Fall flannel🍂 pic.twitter.com/ryITKcYPhV— Leah Withrow (@leahlou2) September 20, 2021
And much like the players who take the field she puts such detailed care into, Withrow is not content to stay put. She has her sights set on The Show.
“Just like anybody in the Minors, honing skills and working on the little things that will hopefully get them the call to the bigs. A hitter is making tweaks to his swing, and I’m tweaking my grass and making sure my maintenance programs are set.”
Forging a lasting bond
One of the benefits of being part of such an exclusive group is the camaraderie. Both Beauchamp and Withrow acknowledge leaning on Nicole Sherry for guidance and support.
After a three-year run as the Head Groundskeeper for the Trenton Thunder, Sherry got her call to the bigs in 2016 and has held her position with Baltimore for the last 15 years. She became just the second women in Major League Baseball’s 118-year history to have that title.

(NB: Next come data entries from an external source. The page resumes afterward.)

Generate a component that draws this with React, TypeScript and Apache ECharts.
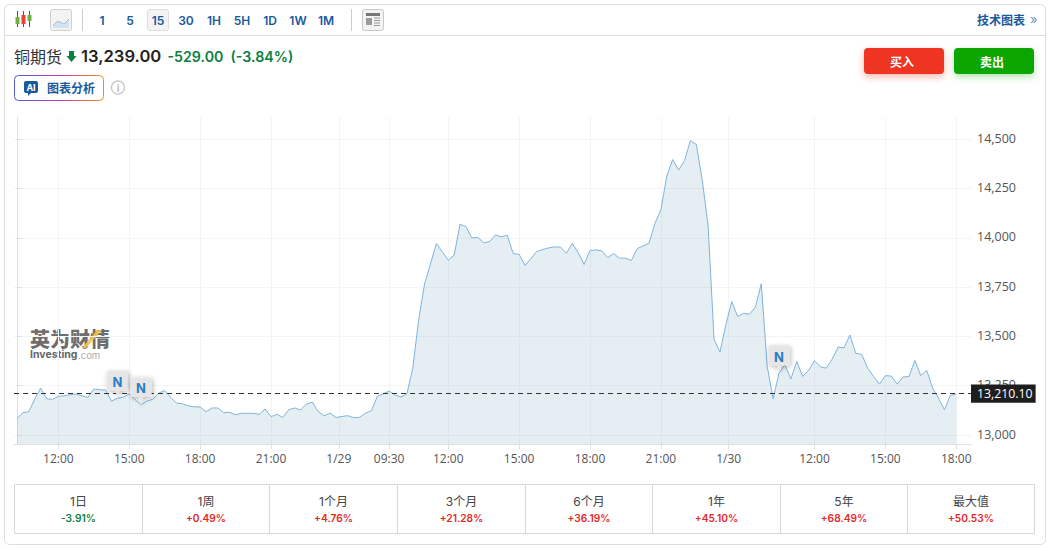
import React, { useEffect, useRef } from "react";
import * as echarts from "echarts";

const prices = [
  13084, 13113, 13118, 13182, 13238, 13184, 13181, 13196, 13199, 13204, 13208, 13199, 13191, 13233, 13230, 13228,
  13172, 13187, 13192, 13209, 13179, 13154, 13172, 13182, 13213, 13225, 13192, 13162, 13159, 13147, 13143, 13142,
  13118, 13137, 13137, 13113, 13115, 13103, 13110, 13110, 13110, 13105, 13132, 13093, 13105, 13089, 13128, 13137,
  13127, 13157, 13167, 13118, 13098, 13111, 13089, 13094, 13098,
  13088, 13090, 13111, 13123, 13196, 13209, 13223, 13203, 13193, 13208, 13339, 13584, 13767, 13868, 13971, 13929,
  13887, 13912, 14069, 14057, 14000, 14003, 13975, 13981, 14015, 14005, 14013, 13920, 13917, 13860, 13895, 13931,
  13941, 13949, 13954, 13953, 13922, 13971, 13926, 13865, 13936, 13939, 13934, 13900, 13920, 13897, 13897, 13885,
  13946, 13959, 13973, 14074, 14142, 14314, 14397, 14344, 14392, 14493, 14474, 14294, 14061,
  13486, 13421, 13559, 13677, 13601, 13617, 13613, 13649, 13767, 13348, 13184, 13314, 13356, 13284, 13373, 13297,
  13328, 13377, 13346, 13339, 13385, 13446, 13442, 13507, 13414, 13409, 13339, 13297, 13258, 13301, 13299, 13258,
  13294, 13297, 13378, 13301, 13328, 13238, 13187, 13128, 13201, 13208,
];
const xTickIndex = [7, 19, 31, 43, 54.47, 63, 73, 85, 97, 109, 120.47, 135, 147, 159];
const xTickLabels = ["12:00", "15:00", "18:00", "21:00", "1/29", "09:30", "12:00", "15:00", "18:00", "21:00", "1/30", "12:00", "15:00", "18:00"];
const yTicks = [13000, 13250, 13500, 13750, 14000, 14250, 14500];
const newsIndex = [17, 21, 129];
const lastPrice = 13210.1;
const lastPriceLabel = "13,210.10";
const intervals = ["1", "5", "15", "30", "1H", "5H", "1D", "1W", "1M"];
const periodNames = ["1日", "1周", "1个月", "3个月", "6个月", "1年", "5年", "最大值"];
const periodChanges = ["-3.91%", "+0.49%", "+4.76%", "+21.28%", "+36.19%", "+45.10%", "+68.49%", "+50.53%"];

const FONT = "Inter, 'Noto Sans CJK SC', sans-serif";
const AXIS_FONT = "'Open Sans', 'Noto Sans CJK SC', sans-serif";
const BLUE = "#1a5a9c";
const GREEN = "#0a7f3f";
const RED = "#e5281e";

const txt = (text: string, x: number, y: number, size: number, fill: string, weight: any = "normal", align = "left", family = FONT) => ({
  type: "text", x, y, silent: true,
  style: { text, fontSize: size, fontWeight: weight, fontFamily: family, fill, align, verticalAlign: "middle" },
});
const box = (x: number, y: number, width: number, height: number, style: any, r = 0) => ({
  type: "rect", silent: true, shape: { x, y, width, height, r }, style,
});
const seg = (x1: number, y1: number, x2: number, y2: number, stroke: string, lineWidth = 1) => ({
  type: "line", silent: true, shape: { x1, y1, x2, y2 }, style: { stroke, lineWidth },
});

function chrome(): any[] {
  const els: any[] = [];
  // card
  els.push(box(4.5, 4.5, 1041, 540, { fill: "none", stroke: "#dddddd", lineWidth: 1 }, 5));
  els.push(seg(5, 35.5, 1045, 35.5, "#dddddd"));
  // candlestick icon
  els.push(seg(17.5, 11, 17.5, 27, "#555"), seg(23.5, 11, 23.5, 27, "#555"), seg(29.5, 11, 29.5, 27, "#555"));
  els.push(box(15.5, 17, 4, 7, { fill: "#6cb33f" }), box(21.5, 15, 4, 9, { fill: "#e8403a" }), box(27.5, 15, 4, 6, { fill: "#6cb33f" }));
  // area icon
  els.push(box(50.5, 9.5, 21, 21, { fill: "#f3f3f3", stroke: "#d0d0d0" }, 2));
  els.push({ type: "polygon", silent: true, shape: { points: [[53, 26], [57, 21.5], [60, 22], [64, 24], [69, 19], [69, 28], [53, 28]] }, style: { fill: "#d5e3f0" } });
  els.push({ type: "polyline", silent: true, shape: { points: [[53, 26], [57, 21.5], [60, 22], [64, 24], [69, 19]] }, style: { stroke: "#9dbbd8", fill: "none" } });
  els.push(seg(82.5, 9, 82.5, 31, "#cccccc"));
  // interval buttons
  els.push(box(147.5, 9.5, 21, 21, { fill: "#f3f3f3", stroke: "#dddddd" }, 2));
  intervals.forEach((t, i) => els.push(txt(t, 102 + i * 28, 20.5, 12, BLUE, 600, "center")));
  els.push(seg(351.5, 9, 351.5, 31, "#cccccc"));
  // layout icon
  els.push(box(362.5, 9.5, 21, 21, { fill: "#f3f3f3", stroke: "#c8c8c8" }, 2));
  els.push(box(366, 13, 14, 3, { fill: "#777" }), box(366, 18, 6, 7, { fill: "#9a9a9a" }));
  [18, 20.5, 23, 25.5].forEach((y) => els.push(seg(374, y, 380, y, "#999")));
  // right link
  els.push(txt("技术图表", 977, 20, 12, BLUE, 700));
  els.push(txt("»", 1030, 19, 13, "#6f93bd", "normal"));
  // quote line
  els.push(txt("铜期货", 14, 56, 16, "#333333", "normal", "left", "'Noto Sans CJK SC', sans-serif"));
  els.push({ type: "polygon", silent: true, shape: { points: [[69, 51], [74, 51], [74, 56], [76.5, 56], [71.5, 62], [66.5, 56], [69, 56]] }, style: { fill: GREEN } });
  els.push(txt("13,239.00", 81, 56, 16.6, "#222222", 600));
  els.push(txt("-529.00", 167.5, 56.5, 14.2, GREEN, 600));
  els.push(txt("(-3.84%)", 230.5, 56.5, 14.2, GREEN, 600));
  // AI button
  els.push(box(14.5, 75.5, 89, 25, {
    fill: "#fff", lineWidth: 1,
    stroke: new echarts.graphic.LinearGradient(0, 0, 1, 0, [
      { offset: 0, color: "#4f5bd5" }, { offset: 0.5, color: "#c13ab0" }, { offset: 1, color: "#f98a1c" },
    ]),
  }, 4));
  els.push(box(24, 81, 14, 12, { fill: "#1a5a9c" }, 2));
  els.push({ type: "polygon", silent: true, shape: { points: [[28, 92], [32, 92], [28, 96]] }, style: { fill: "#1a5a9c" } });
  els.push(txt("AI", 31, 87, 9, "#ffffff", 700, "center"));
  els.push(txt("图表分析", 47, 87.5, 12, BLUE, 700, "left", "'Noto Sans CJK SC', sans-serif"));
  els.push({ type: "circle", silent: true, shape: { cx: 118, cy: 87.5, r: 6.5 }, style: { fill: "#fff", stroke: "#c4c4c4", lineWidth: 1.2 } });
  els.push(txt("i", 118, 87.5, 10, "#b5b5b5", 600, "center"));
  // buy / sell
  els.push(box(864, 48, 80, 26, { fill: "#ee3524", shadowBlur: 7, shadowColor: "rgba(238,53,36,0.35)", shadowOffsetY: 3 }, 4));
  els.push(box(954, 48, 80, 26, { fill: "#0ea604", shadowBlur: 7, shadowColor: "rgba(14,166,4,0.3)", shadowOffsetY: 3 }, 4));
  els.push(txt("买入", 902, 61, 12, "#ffffff", 700, "center", "'Noto Sans CJK SC', sans-serif"));
  els.push(txt("卖出", 992, 61, 12, "#ffffff", 700, "center", "'Noto Sans CJK SC', sans-serif"));
  // watermark
  els.push(txt("英为财情", 30, 338, 20, "#6e6e6e", 900, "left", "'Noto Sans CJK SC', sans-serif"));
  els.push({ type: "polygon", silent: true, shape: { points: [[82, 348], [86, 348], [102, 330], [97, 330]] }, style: { fill: "#f7c04a", opacity: 0.9 } });
  els.push(txt("Investing", 30, 354.5, 10.5, "#666666", 700, "left", "Inter, sans-serif"));
  els.push(txt(".com", 78, 355, 9.5, "#aaaaaa", "normal", "left", "Inter, sans-serif"));
  // period table
  const colX = [14.5, 142.5, 269.5, 397.5, 525.5, 652.5, 780.5, 907.5, 1034.5];
  els.push(box(14.5, 484.5, 1020, 49, { fill: "none", stroke: "#d8d8d8" }));
  colX.slice(1, -1).forEach((x) => els.push(seg(x, 484.5, x, 533.5, "#d8d8d8")));
  periodNames.forEach((name, i) => {
    const cx = (colX[i] + colX[i + 1]) / 2;
    els.push(txt(name, cx, 501, 12, "#444444", "normal", "center", "Inter, 'Noto Sans CJK SC', sans-serif"));
    els.push(txt(periodChanges[i], cx, 517.5, 10.2, periodChanges[i].startsWith("-") ? GREEN : RED, 600, "center"));
  });
  return els;
}

export default function App() {
  const ref = useRef<HTMLDivElement>(null);
  useEffect(() => {
    document.body.style.margin = "0";
    document.body.style.background = "#fff";
    const chart = echarts.init(ref.current!, undefined, { renderer: "svg" });
    const pin = "path://M0,0 L22,0 L22,20 L13,20 L11,28 L9,20 L0,20 Z";
    chart.setOption({
      animation: false,
      backgroundColor: "#ffffff",
      graphic: { elements: chrome() },
      grid: { left: 14, right: 80, top: 117, bottom: 104, containLabel: false },
      xAxis: {
        type: "value",
        min: -0.508,
        max: 161.5,
        axisLine: { show: true, onZero: false, lineStyle: { color: "#e0e0e0" } },
        axisTick: { show: true, length: 5, customValues: xTickIndex, lineStyle: { color: "#e0e0e0" } },
        axisLabel: {
          show: true,
          customValues: xTickIndex,
          margin: 8,
          fontSize: 12,
          color: "#555555",
          fontFamily: AXIS_FONT,
          formatter: (v: number) => xTickLabels[xTickIndex.indexOf(v)] ?? "",
        },
        splitLine: { show: true, lineStyle: { color: "#f3f4f5" } },
      },
      yAxis: {
        type: "value",
        position: "right",
        min: 12954.4,
        max: 14613,
        axisLine: { show: true, lineStyle: { color: "#e0e0e0" } },
        axisTick: { show: true, length: 5, customValues: yTicks, lineStyle: { color: "#e0e0e0" } },
        axisLabel: {
          show: true,
          customValues: yTicks,
          margin: 6,
          formatter: (v: number) => `{a|${v.toLocaleString("en-US")}}`,
          rich: {
            a: { fontSize: 12.5, color: "#555555", fontFamily: AXIS_FONT, padding: [0, 0, 2, 0] },
          },
        },
        splitLine: { show: true, lineStyle: { color: "#f3f4f5" } },
      },
      series: [
        {
          type: "line",
          data: prices.map((p, i) => [i, p]),
          symbol: "none",
          smooth: false,
          lineStyle: { color: "#7fb3dc", width: 1 },
          areaStyle: { color: "#7daac3", opacity: 0.2 },
          markLine: {
            silent: true,
            symbol: "none",
            lineStyle: { color: "#333333", type: [5, 4], width: 1 },
            data: [{ yAxis: lastPrice }],
            label: {
              show: true,
              position: "end",
              distance: 0,
              formatter: () => lastPriceLabel,
              color: "#ffffff",
              backgroundColor: "#1e1e1e",
              padding: [3, 3, 3, 6],
              fontSize: 12.3,
              fontFamily: AXIS_FONT,
            },
          },
          markPoint: {
            silent: true,
            symbol: pin,
            symbolSize: [21, 27],
            symbolOffset: [0, -13.5],
            itemStyle: { color: "#e6e6e6", shadowBlur: 5, shadowColor: "rgba(0,0,0,0.3)", shadowOffsetX: 1, shadowOffsetY: 1 },
            label: {
              show: true,
              formatter: "N",
              color: "#2b7cc4",
              fontSize: 13,
              fontWeight: 700,
              fontFamily: "Inter, sans-serif",
              position: "inside",
              offset: [0, -3],
            },
            data: newsIndex.map((i) => ({ coord: [i, prices[i]] })),
          },
        },
      ],
    });
    return () => chart.dispose();
  }, []);
  return <div ref={ref} style={{ width: 1051, height: 548 }} />;
}
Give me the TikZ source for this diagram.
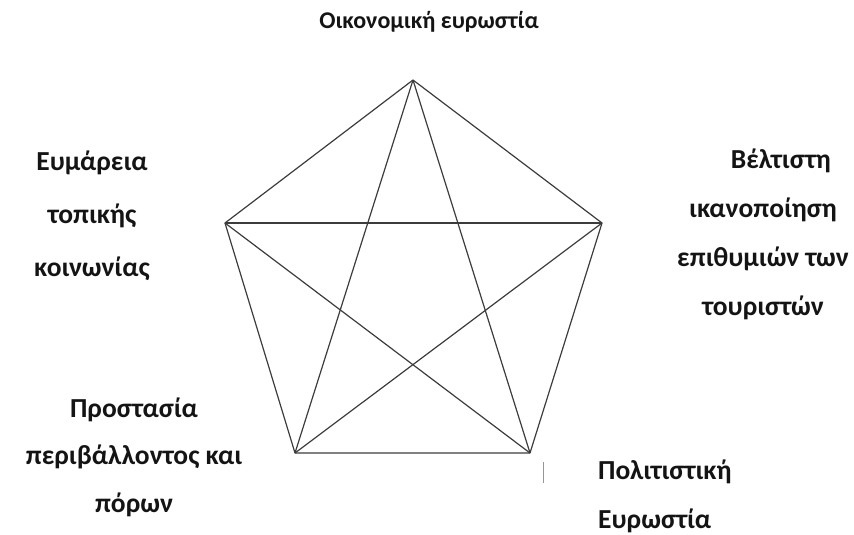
\documentclass[tikz,border=0pt]{standalone}
\usepackage{fontspec}
\setmainfont{Carlito}
\usepackage{xcolor}
\usepackage{tikz}
\usetikzlibrary{positioning, calc}
\definecolor{EdgeGray}{RGB}{60, 60, 60}
\definecolor{TickGray}{RGB}{150, 150, 150}
\definecolor{LabelInk}{RGB}{20, 20, 20}

\begin{document}
\begin{tikzpicture}[x=1pt, y=-1pt,
  goal/.style={align=center, inner sep=0pt, text=LabelInk,
    font=\bfseries\fontsize{27.5}{50}\selectfont},
  edge/.style={EdgeGray, line width=1.2pt, line join=round}
]
\useasboundingbox (0,0) rectangle (854,535);

% vertices of the pentagon
\coordinate (top)   at (413,80);
\coordinate (right) at (602,223);
\coordinate (br)    at (530,453);
\coordinate (bl)    at (295,453);
\coordinate (left)  at (225,223);

% labels
\node[goal, font=\bfseries\fontsize{24}{30}\selectfont] (econ) at (429,22) {Οικονομική ευρωστία};
\node[goal, font=\bfseries\fontsize{27.5}{53}\selectfont] (wealth) at (92,216) {Ευμάρεια\\τοπικής\\κοινωνίας};
\node[goal, font=\bfseries\fontsize{27.5}{49}\selectfont] (tourist) at (763,234) {\hspace*{1.3em}Βέλτιστη\\ικανοποίηση\\επιθυμιών των\\τουριστών};
\node[goal, font=\bfseries\fontsize{27.5}{47.5}\selectfont] (env) at (134,457) {Προστασία\\περιβάλλοντος και\\πόρων};
\node[goal, align=left, anchor=west, font=\bfseries\fontsize{27.5}{49}\selectfont] (culture) at (598,496) {Πολιτιστική\\Ευρωστία};

% outer pentagon
\draw[edge] (top) -- (right) -- (br) -- (bl) -- (left) -- cycle;
% inner star
\draw[edge] (top) -- (br);
\draw[edge] (top) -- (bl);
\draw[edge] (left) -- (right);
\draw[edge] (left) -- (br);
\draw[edge] (right) -- (bl);

% small mark below the corner
\coordinate (tickA) at (543,462);
\coordinate (tickB) at (543,483);
\draw[TickGray, line width=0.8pt] (tickA) -- (tickB);
\end{tikzpicture}
\end{document}
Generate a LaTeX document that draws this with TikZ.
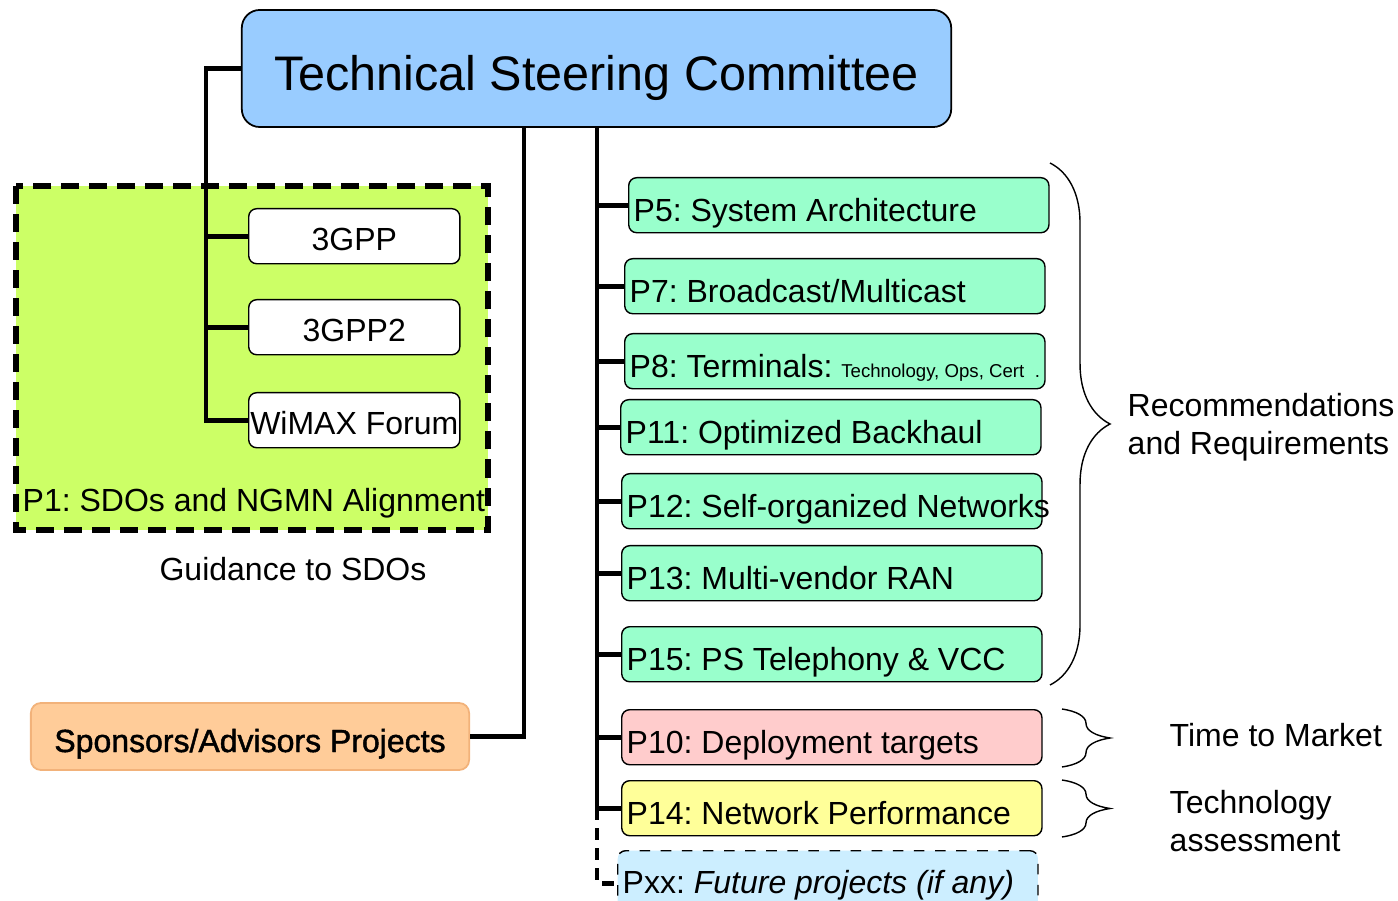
\documentclass[tikz,border=0pt]{standalone}
\usepackage{fontspec}
\setmainfont{Liberation Sans}
\newfontfamily\heavyfont[FakeBold=1.4]{Liberation Sans}
\usetikzlibrary{positioning,decorations.pathreplacing}
\frenchspacing

\definecolor{tscblue}{HTML}{99CCFF}
\definecolor{sdogreen}{HTML}{CCFF66}
\definecolor{projgreen}{HTML}{99FFCC}
\definecolor{projred}{HTML}{FFCCCC}
\definecolor{projyellow}{HTML}{FFFF99}
\definecolor{projblue}{HTML}{CCEEFF}
\definecolor{sponsorfill}{HTML}{FFCC99}
\definecolor{sponsorline}{HTML}{F2B27A}

\newcommand{\normtext}{\fontsize{9.1}{10.8}\selectfont}
\newcommand{\ptxt}[1]{\makebox[4.1cm][l]{#1}}

\tikzset{
  conn/.style={line width=1.4pt},
  projbox/.style={draw, line width=0.4pt, rounded corners=0.08cm, anchor=north west,
    minimum height=0.55cm, inner xsep=0.05cm, inner ysep=0pt, text height=0.33cm, text depth=0pt, font=\normtext},
  sdobox/.style={draw, fill=white, line width=0.4pt, rounded corners=0.08cm, anchor=north west,
    minimum width=2.11cm, minimum height=0.55cm, inner sep=0pt, text height=0.29cm, text depth=0pt, font=\normtext},
  bigbrace/.style={decorate, decoration={brace, amplitude=0.6cm}, line width=0.4pt},
  smallbrace/.style={decorate, decoration={brace, amplitude=0.48cm}, line width=0.4pt},
}

\begin{document}
\begin{tikzpicture}[x=0.01cm, y=-0.01cm]
\useasboundingbox (0,0) rectangle (1398,901);

% Committee on top
\node[draw, fill=tscblue, line width=0.5pt, rounded corners=0.18cm, minimum width=7.09cm, minimum height=1.17cm,
  text height=0.43cm, text depth=0pt, font=\fontsize{13.8}{16}\selectfont] (tsc) at (596.5,68.5) {Technical Steering Committee};

% P1 area with the SDOs
\filldraw[fill=sdogreen, line width=1.7pt, dash pattern=on 0.18cm off 0.1cm] (16,186) rectangle (488,530);
\node[anchor=west, inner sep=0pt, font=\normtext] (p1) at (22,503) {P1: SDOs and NGMN Alignment};
\node[font=\normtext] (guide) at (293,569) {Guidance to SDOs};

\node[sdobox] (gpp) at (248,208) {3GPP};
\node[sdobox] (gpptwo) at (248,299) {3GPP2};
\node[sdobox] (wimax) at (248,392) {WiMAX Forum};

\coordinate (lt) at (206,68.5);
\draw[conn] (tsc.west) -- (lt) |- (wimax.west);
\draw[conn] (lt |- gpp.west) -- (gpp.west);
\draw[conn] (lt |- gpptwo.west) -- (gpptwo.west);

% Sponsors
\node[draw=sponsorline, fill=sponsorfill, line width=0.5pt, rounded corners=0.1cm, minimum width=4.38cm, minimum height=0.67cm,
  text height=0.31cm, text depth=0pt, font=\heavyfont\normtext] (sponsor) at (250,736.5) {Sponsors/Advisors Projects};
\coordinate (st) at (524,127);
\draw[conn] (st) |- (sponsor.east);

% Projects
\node[projbox, fill=projgreen] (p5) at (628,177) {\ptxt{P5: System Architecture}};
\node[projbox, fill=projgreen] (p7) at (624,258) {\ptxt{P7: Broadcast/Multicast}};
\node[projbox, fill=projgreen] (p8) at (624,333) {\ptxt{P8: Terminals: {\fontsize{5.3}{6}\selectfont Technology, Ops, Cert\hskip0pt plus 1fill.}}};
\node[projbox, fill=projgreen] (p11) at (620,399) {\ptxt{P11: Optimized Backhaul}};
\node[projbox, fill=projgreen] (p12) at (621,473) {\ptxt{P12: Self-organized Networks}};
\node[projbox, fill=projgreen] (p13) at (621,545) {\ptxt{P13: Multi-vendor RAN}};
\node[projbox, fill=projgreen] (p15) at (621,626) {\ptxt{P15: PS Telephony \& VCC}};
\node[projbox, fill=projred] (p10) at (621,709) {\ptxt{P10: Deployment targets}};
\node[projbox, fill=projyellow] (p14) at (621,780) {\ptxt{P14: Network Performance}};
\node[projbox, fill=projblue, dashed, minimum height=0.65cm, text height=0.21cm] (pxx) at (617,850) {\ptxt{Pxx: \textit{Future projects (if any)}}};

\coordinate (rt) at (597,127);
\draw[conn] (rt) |- (p14.west);
\foreach \p in {p5,p7,p8,p11,p12,p13,p15,p10}
  \draw[conn] (rt |- \p.west) -- (\p.west);
\draw[conn, dash pattern=on 3.4pt off 2.3pt] (rt |- p14.west) |- (pxx.west);

% Braces and what they mean
\draw[bigbrace] (1050,163) -- (1050,685);
\draw[smallbrace] (1062,709) -- (1062,767);
\draw[smallbrace] (1062,780) -- (1062,837);

\node[anchor=west, align=left, font=\normtext, inner sep=0pt] (recreq) at (1127,427) {Recommendations\\and Requirements};
\node[anchor=west, font=\normtext, inner sep=0pt] (ttm) at (1169,735) {Time to Market};
\node[anchor=west, align=left, font=\normtext, inner sep=0pt] (techass) at (1169,821) {Technology\\assessment};
\end{tikzpicture}
\end{document}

“I can call on Nicole anytime, woman-to-woman, if I have any questions. It just makes you more comfortable if you have specific questions, and you can ask someone with a lot of experience with it,” Beauchamp said. “Especially being part of the same organization -- it makes it easier to relate to each other in the world that you’re in.”
“[Sherry] is somebody I’ve looked up to for a while,” Withrow said. “So, to be able to talk to her, and she can answer my questions, has helped me a lot. She’s a good person to lean on.
“When I got my promotion, Caroline reached out to me. She said congrats, happy to have another one in the club and I said, ‘Very exclusive club, but happy to be here.’ No one else understands except for us, and it’s a special kind of bond you don’t have with anybody else -- unless they’ve walked the same miles in the same shoes.”
Heather Nabozny became the first ever female Head Groundskeeper in Major League Baseball history with the Tigers in 1999, after a stint in that role with Tigers’ affiliate West Michigan Whitecaps.